>> BEGIN DATA EXCERPT

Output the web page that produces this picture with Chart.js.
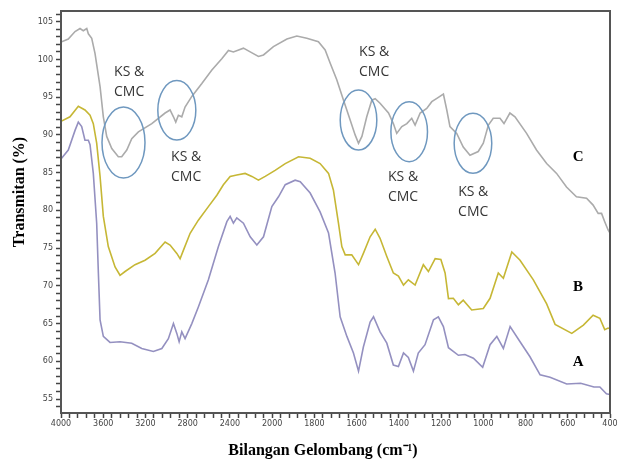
<!DOCTYPE html>
<html>
<head>
<meta charset="utf-8">
<script src="https://cdn.jsdelivr.net/npm/chart.js@4.4.1/dist/chart.umd.min.js"></script>
<style>
  html, body { margin: 0; padding: 0; background: #fff; }
  #wrap { width: 622px; height: 460px; }
</style>
</head>
<body>
<div id="wrap"><canvas id="ftir" width="622" height="460"></canvas></div>
<script>
// wavenumber (cm-1) and transmittance (%)
const wnC = [4000, 3931, 3867, 3820, 3789, 3756, 3741, 3709, 3678, 3630, 3599, 3567, 3519, 3457, 3425, 3377, 3330, 3267, 3140, 3014, 2967, 2935, 2913, 2888, 2856, 2825, 2761, 2666, 2571, 2477, 2414, 2367, 2272, 2208, 2130, 2082, 1994, 1930, 1883, 1836, 1781, 1749, 1725, 1694, 1662, 1631, 1607, 1591, 1575, 1552, 1528, 1512, 1489, 1449, 1426, 1410, 1386, 1362, 1339, 1323, 1299, 1268, 1244, 1220, 1189, 1173, 1158, 1126, 1095, 1063, 1024, 1000, 976, 953, 921, 902, 874, 850, 795, 748, 700, 653, 606, 559, 511, 480, 456, 440, 425, 409, 400];
const tC = [102.3, 102.7, 103.7, 104.1, 103.8, 104.1, 103.4, 102.8, 100.8, 96.4, 92.4, 89.8, 88.2, 87.1, 87.1, 88.0, 89.5, 90.4, 91.5, 92.9, 93.3, 92.4, 91.7, 92.6, 92.4, 93.7, 95.1, 96.8, 98.6, 100.1, 101.2, 101.0, 101.5, 101.0, 100.4, 100.6, 101.7, 102.7, 103.1, 102.8, 102.35, 101.25, 99.5, 97.3, 94.6, 92.0, 90.0, 88.9, 89.8, 92.4, 94.6, 94.8, 94.2, 92.9, 91.5, 90.2, 91.1, 91.5, 92.2, 91.3, 92.9, 93.5, 94.4, 94.85, 95.4, 93.3, 91.1, 90.2, 88.4, 87.3, 87.8, 88.9, 91.3, 92.2, 92.2, 91.5, 92.9, 92.4, 90.2, 88.0, 86.2, 84.9, 83.1, 81.8, 81.6, 80.7, 79.6, 79.6, 78.5, 77.4, 77.0];

const wnB = [4000, 3915, 3836, 3773, 3725, 3694, 3662, 3630, 3599, 3552, 3488, 3441, 3393, 3299, 3204, 3109, 3014, 2967, 2903, 2872, 2841, 2777, 2699, 2604, 2524, 2462, 2398, 2335, 2256, 2192, 2130, 2066, 1986, 1938, 1875, 1820, 1773, 1733, 1710, 1686, 1670, 1654, 1623, 1591, 1568, 1536, 1512, 1489, 1457, 1426, 1402, 1378, 1355, 1323, 1284, 1260, 1228, 1201, 1181, 1165, 1142, 1118, 1095, 1055, 1000, 968, 929, 905, 865, 826, 763, 700, 660, 581, 526, 480, 448, 425, 409, 400];
const tB = [91.8, 92.4, 93.8, 93.3, 92.6, 91.5, 88.9, 84.5, 79.2, 75.2, 72.5, 71.4, 71.9, 72.8, 73.4, 74.3, 75.8, 75.4, 74.3, 73.6, 74.7, 76.96, 78.7, 80.5, 82.0, 83.4, 84.5, 84.7, 84.9, 84.5, 84.0, 84.5, 85.3, 86.2, 87.1, 86.9, 86.2, 84.9, 82.7, 78.3, 75.2, 74.1, 74.1, 72.8, 74.3, 76.5, 77.5, 76.3, 73.9, 71.7, 71.3, 70.1, 70.8, 70.1, 72.8, 71.9, 73.6, 73.5, 71.7, 68.3, 68.35, 67.5, 68.1, 66.8, 67.0, 68.35, 71.7, 71.0, 74.5, 73.4, 70.8, 67.6, 64.9, 63.7, 64.8, 66.1, 65.7, 64.2, 64.4, 64.3];

const wnA = [4000, 3931, 3867, 3836, 3804, 3773, 3741, 3725, 3694, 3662, 3646, 3630, 3599, 3536, 3441, 3330, 3235, 3125, 3045, 2983, 2935, 2903, 2881, 2856, 2825, 2761, 2699, 2604, 2509, 2429, 2398, 2367, 2335, 2272, 2208, 2145, 2082, 2003, 1970, 1938, 1891, 1867, 1820, 1773, 1733, 1702, 1678, 1646, 1615, 1591, 1568, 1536, 1520, 1489, 1457, 1426, 1402, 1378, 1355, 1331, 1308, 1276, 1236, 1213, 1189, 1165, 1118, 1087, 1047, 1003, 968, 936, 905, 873, 826, 779, 731, 684, 605, 539, 476, 448, 417, 400];
const tA = [86.8, 88.0, 90.6, 91.7, 91.1, 89.3, 89.3, 88.7, 84.9, 78.3, 71.7, 65.5, 63.3, 62.5, 62.6, 62.4, 61.7, 61.3, 61.7, 63.0, 65.0, 63.7, 62.6, 63.9, 63.0, 65.0, 67.2, 70.8, 75.2, 78.5, 79.2, 78.3, 79.0, 78.3, 76.5, 75.4, 76.5, 80.5, 81.8, 83.4, 84.0, 83.8, 82.3, 79.8, 77.0, 71.7, 65.9, 63.3, 61.1, 58.7, 61.9, 65.2, 65.9, 63.9, 62.4, 59.5, 59.3, 61.1, 60.5, 58.7, 61.1, 62.2, 65.5, 65.9, 64.6, 61.8, 60.8, 60.9, 60.4, 59.2, 62.2, 63.3, 61.7, 64.6, 62.6, 60.6, 58.2, 57.9, 57.0, 57.1, 56.6, 56.6, 55.7, 55.6];

const seriesNames = ["C", "B", "A"];
const xTickLabels = [4000, 3600, 3200, 2800, 2400, 2000, 1800, 1600, 1400, 1200, 1000, 800, 600, 400];

// circled bands and their "KS & CMC" notes
const circleWn = [3408, 2903, 1591, 1351, 1049];
const circleT = [89.0, 93.26, 91.97, 90.42, 88.89];
const noteWn = [3355, 2815, 1517, 1380, 1048];
const noteT = [97.0, 85.8, 99.65, 83.1, 81.1];
const noteText = ["KS &", "CMC"];

// the x axis is drawn at double scale below 2000 cm-1
function toU(w) { return w > 2000 ? 2000 + (w - 2000) / 2 : w; }
function fromU(u) { return u > 2000 ? 2000 + (u - 2000) * 2 : u; }

function pts(wn, t) {
  return wn.map((w, i) => ({ x: toU(w), y: t[i] }));
}

const labelPlugin = {
  id: "notes",
  afterDatasetsDraw(chart) {
    const ctx = chart.ctx;
    const xs = chart.scales.x;
    const ys = chart.scales.y;
    const area = chart.chartArea;
    ctx.save();

    // frame round the plot
    ctx.strokeStyle = "#555";
    ctx.lineWidth = 2;
    ctx.strokeRect(area.left, area.top, area.right - area.left, area.bottom - area.top);

    const radii = [[21.5, 35.5], [19, 29.7], [18.3, 30], [18.3, 30], [18.8, 30]];
    ctx.strokeStyle = "#6f98bf";
    ctx.lineWidth = 1.5;
    circleWn.forEach((w, i) => {
      ctx.beginPath();
      ctx.ellipse(xs.getPixelForValue(toU(w)), ys.getPixelForValue(circleT[i]), radii[i][0], radii[i][1], 0, 0, Math.PI * 2);
      ctx.stroke();
    });

    ctx.fillStyle = "#363636";
    ctx.font = "14px 'Open Sans'";
    ctx.textAlign = "center";
    ctx.textBaseline = "middle";
    noteWn.forEach((w, i) => {
      const px = xs.getPixelForValue(toU(w));
      const py = ys.getPixelForValue(noteT[i]);
      ctx.fillText(noteText[0], px, py - 10);
      ctx.fillText(noteText[1], px, py + 10);
    });

    // series letters at the right
    ctx.fillStyle = "#000";
    ctx.font = "bold 15px 'Liberation Serif'";
    const letterT = [87.07, 69.84, 59.9];
    seriesNames.forEach((s, i) => {
      ctx.fillText(s, xs.getPixelForValue(toU(551)), ys.getPixelForValue(letterT[i]));
    });

    // axis titles (sit a little off the plot centre in the original)
    ctx.font = "bold 16px 'Liberation Serif'";
    ctx.fillText("Bilangan Gelombang (cm⁻¹)", 323, 451);
    ctx.translate(20, 192);
    ctx.rotate(-Math.PI / 2);
    ctx.fillText("Transmitan (%)", 0, 0);
    ctx.restore();
  }
};

new Chart(document.getElementById("ftir"), {
  type: "line",
  data: {
    datasets: [
      { label: seriesNames[0], data: pts(wnC, tC), borderColor: "#ababab", borderWidth: 1.6 },
      { label: seriesNames[1], data: pts(wnB, tB), borderColor: "#c6b735", borderWidth: 1.6 },
      { label: seriesNames[2], data: pts(wnA, tA), borderColor: "#9490c0", borderWidth: 1.6 }
    ]
  },
  options: {
    responsive: false,
    animation: false,
    devicePixelRatio: 1,
    elements: { point: { radius: 0 }, line: { tension: 0 } },
    layout: { padding: { left: 8, right: 12, top: 11, bottom: 0 } },
    plugins: { legend: { display: false }, tooltip: { enabled: false } },
    scales: {
      x: {
        type: "linear",
        reverse: true,
        min: 400,
        max: 3000,
        afterFit: s => { s.height = 47; },
        border: { display: true, color: "#444", width: 2 },
        grid: { drawOnChartArea: false, tickLength: 5, tickColor: "#444", tickWidth: 1.5 },
        ticks: {
          stepSize: 40,
          autoSkip: false,
          maxRotation: 0,
          padding: 1,
          color: "#444",
          font: { family: "DejaVu Sans", size: 8 },
          callback: v => {
            const w = fromU(Math.round(v));
            return Math.round(v) % 200 === 0 && xTickLabels.includes(w) ? String(w) : "";
          }
        }
      },
      y: {
        min: 53.15,
        max: 106.42,
        afterFit: s => { s.width = 53; },
        border: { display: true, color: "#444", width: 2 },
        grid: { drawOnChartArea: false, tickLength: 5, tickColor: "#444", tickWidth: 1.5 },
        ticks: {
          stepSize: 1,
          includeBounds: false,
          autoSkip: false,
          padding: 3,
          color: "#444",
          font: { family: "DejaVu Sans", size: 8 },
          callback: v => (Math.round(v) % 5 === 0 ? String(Math.round(v)) : "")
        }
      }
    }
  },
  plugins: [labelPlugin]
});
</script>
</body>
</html>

>> END DATA EXCERPT

◆ TASK DETAILS: From the data above, gather every line that includes the word "picture".

◆ OUTPUT:
Output the web page that produces this picture with Chart.js.

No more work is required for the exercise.